Oil loadings from Russia’s Black Sea ports remained stable over the weekend despite rising tensions in the area, three trading sources familiar with the ports’ operations told Reuters on Monday.
Black Sea Novorossiisk port and the nearby CPC terminal in Yuzhnaya Ozereyevka are two main oil export outlets located in the south of Russian loading some 2 million barrels per day.
Russia and Ukraine said late last week that all ships crossing the areas in the Black Sea may be considered targets after the grain deal expiry.
The Crimean Bridge was damaged after an attack last week.
The bridge linking Russia to the Crimean Peninsula, which Moscow annexed from Ukraine in 2014 is approximately 100 kilometres from Novorosiisk and Yuzhnaya Ozereevka and just 15 kilometres from the terminal in Taman – the oil products export outlet.
Meanwhile, loadings from Black Sea ports continued over the weekend in line with the schedule, according to the sources.
“Ports are operating normally,” one of the traders said.
An 80,000-tonne cargo of Urals oil loaded and sailed from Novorossiisk on tanker Flavin on July 22. Another vessel Pagos loaded 140,000 of Urals oil on July 23 and sailed on Monday.

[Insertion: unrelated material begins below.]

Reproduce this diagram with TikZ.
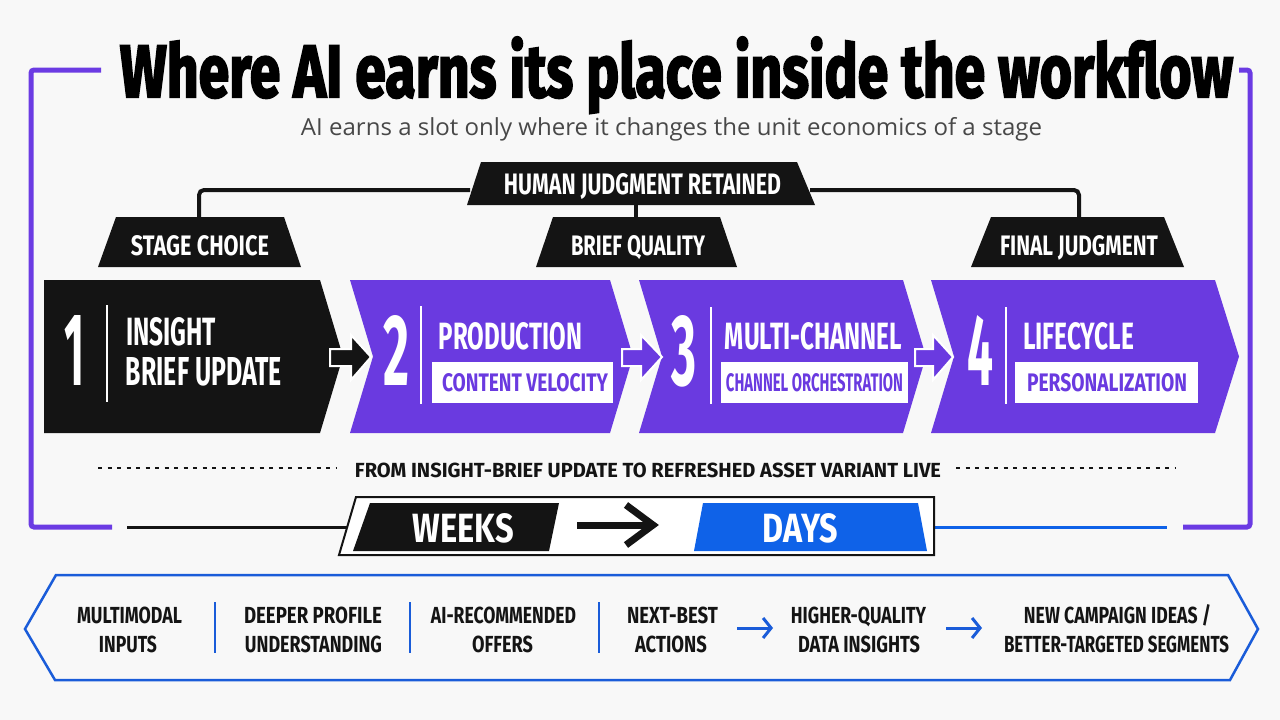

On the CPC terminal, two vessels Sea Voyager and Valfoglia loaded 100,000 and 93,000 tonnes of CPC blend respectively on July 22-23.
Freight rates were broadly stable, sources said, claiming that market participants didn’t believe Russia or Ukraine may actually sabotage loadings from their ports as southern outlets are critical for trade between both countries.
One of the sources said there was a possibility shipping companies may ask for a higher premium due to the rising risks of operating in the Black Sea, but it has yet to be discussed.